**Stated task**. Copy out the data below as written; omit any images.

**Given data**.
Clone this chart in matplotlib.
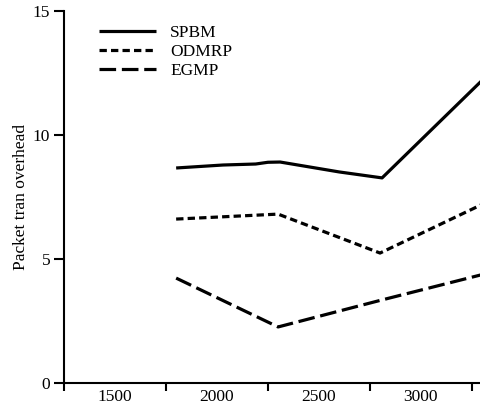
import matplotlib
matplotlib.use("Agg")
import matplotlib.pyplot as plt
from matplotlib.ticker import FixedLocator, NullFormatter

plt.rcParams['font.family'] = ['Liberation Serif', 'DejaVu Serif']

spbm_x = [1800, 2030, 2190, 2250, 2310, 2600, 2810, 3300]
spbm_y = [8.67, 8.79, 8.83, 8.90, 8.91, 8.51, 8.27, 12.2]
odmrp_x = [1800, 2300, 2800, 3300]
odmrp_y = [6.61, 6.81, 5.24, 7.2]
egmp_x = [1800, 2300, 2800, 3300]
egmp_y = [4.23, 2.26, 3.33, 4.37]
xtick_labels = ["1500", "2000", "2500", "3000"]
xtick_pos = [1500, 2000, 2500, 3000]
xbounds = [1250, 1750, 2250, 2750, 3250]
yticks = [0, 5, 10, 15]

fig = plt.figure(figsize=(4.8, 4.08), dpi=100)
W, H = 480, 408
ax = fig.add_axes([64 / W, (H - 383) / H, (482 - 64) / W, (383 - 11) / H])

lw = 2.3
ax.plot(spbm_x, spbm_y, color='black', lw=lw, solid_capstyle='butt', label='SPBM')
ax.plot(odmrp_x, odmrp_y, color='black', lw=lw, dashes=(2.3, 1.3), label='ODMRP')
ax.plot(egmp_x, egmp_y, color='black', lw=lw, dashes=(5.2, 1.8), label='EGMP')

ax.set_xlim(1250, 3300)
ax.set_ylim(0, 15)
for s in ['top', 'right']:
    ax.spines[s].set_visible(False)
for s in ['left', 'bottom']:
    ax.spines[s].set_linewidth(1.5)
    ax.spines[s].set_clip_on(False)

ax.set_yticks(yticks)
ax.set_yticklabels([str(v) for v in yticks])
ax.tick_params(axis='y', direction='out', length=7, width=1.5, pad=3, labelsize=12.5)

ax.xaxis.set_major_locator(FixedLocator(xtick_pos))
ax.set_xticklabels(xtick_labels)
ax.xaxis.set_minor_locator(FixedLocator(xbounds))
ax.xaxis.set_minor_formatter(NullFormatter())
ax.tick_params(axis='x', which='major', length=0, pad=4, labelsize=12.5)
ax.tick_params(axis='x', which='minor', direction='out', length=6, width=1.5)

ax.set_ylabel('Packet tran overhead', fontsize=12.5, labelpad=3)

leg = ax.legend(loc='upper left', bbox_to_anchor=((99 - 64) / (482 - 64), 1 - (25 - 11) / (383 - 11)),
                frameon=False, fontsize=12.5, handlelength=3.3, handletextpad=0.8,
                labelspacing=0.17, borderaxespad=0, borderpad=0)

fig.savefig('out.png', dpi=100)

**The reply**.
Clone this chart in matplotlib.
import matplotlib
matplotlib.use("Agg")
import matplotlib.pyplot as plt
from matplotlib.ticker import FixedLocator, NullFormatter

plt.rcParams['font.family'] = ['Liberation Serif', 'DejaVu Serif']

spbm_x = [1800, 2030, 2190, 2250, 2310, 2600, 2810, 3300]
spbm_y = [8.67, 8.79, 8.83, 8.90, 8.91, 8.51, 8.27, 12.2]
odmrp_x = [1800, 2300, 2800, 3300]
odmrp_y = [6.61, 6.81, 5.24, 7.2]
egmp_x = [1800, 2300, 2800, 3300]
egmp_y = [4.23, 2.26, 3.33, 4.37]
xtick_labels = ["1500", "2000", "2500", "3000"]
xtick_pos = [1500, 2000, 2500, 3000]
xbounds = [1250, 1750, 2250, 2750, 3250]
yticks = [0, 5, 10, 15]

fig = plt.figure(figsize=(4.8, 4.08), dpi=100)
W, H = 480, 408
ax = fig.add_axes([64 / W, (H - 383) / H, (482 - 64) / W, (383 - 11) / H])

lw = 2.3
ax.plot(spbm_x, spbm_y, color='black', lw=lw, solid_capstyle='butt', label='SPBM')
ax.plot(odmrp_x, odmrp_y, color='black', lw=lw, dashes=(2.3, 1.3), label='ODMRP')
ax.plot(egmp_x, egmp_y, color='black', lw=lw, dashes=(5.2, 1.8), label='EGMP')

ax.set_xlim(1250, 3300)
ax.set_ylim(0, 15)
for s in ['top', 'right']:
    ax.spines[s].set_visible(False)
for s in ['left', 'bottom']:
    ax.spines[s].set_linewidth(1.5)
    ax.spines[s].set_clip_on(False)

ax.set_yticks(yticks)
ax.set_yticklabels([str(v) for v in yticks])
ax.tick_params(axis='y', direction='out', length=7, width=1.5, pad=3, labelsize=12.5)

ax.xaxis.set_major_locator(FixedLocator(xtick_pos))
ax.set_xticklabels(xtick_labels)
ax.xaxis.set_minor_locator(FixedLocator(xbounds))
ax.xaxis.set_minor_formatter(NullFormatter())
ax.tick_params(axis='x', which='major', length=0, pad=4, labelsize=12.5)
ax.tick_params(axis='x', which='minor', direction='out', length=6, width=1.5)

ax.set_ylabel('Packet tran overhead', fontsize=12.5, labelpad=3)

leg = ax.legend(loc='upper left', bbox_to_anchor=((99 - 64) / (482 - 64), 1 - (25 - 11) / (383 - 11)),
                frameon=False, fontsize=12.5, handlelength=3.3, handletextpad=0.8,
                labelspacing=0.17, borderaxespad=0, borderpad=0)

fig.savefig('out.png', dpi=100)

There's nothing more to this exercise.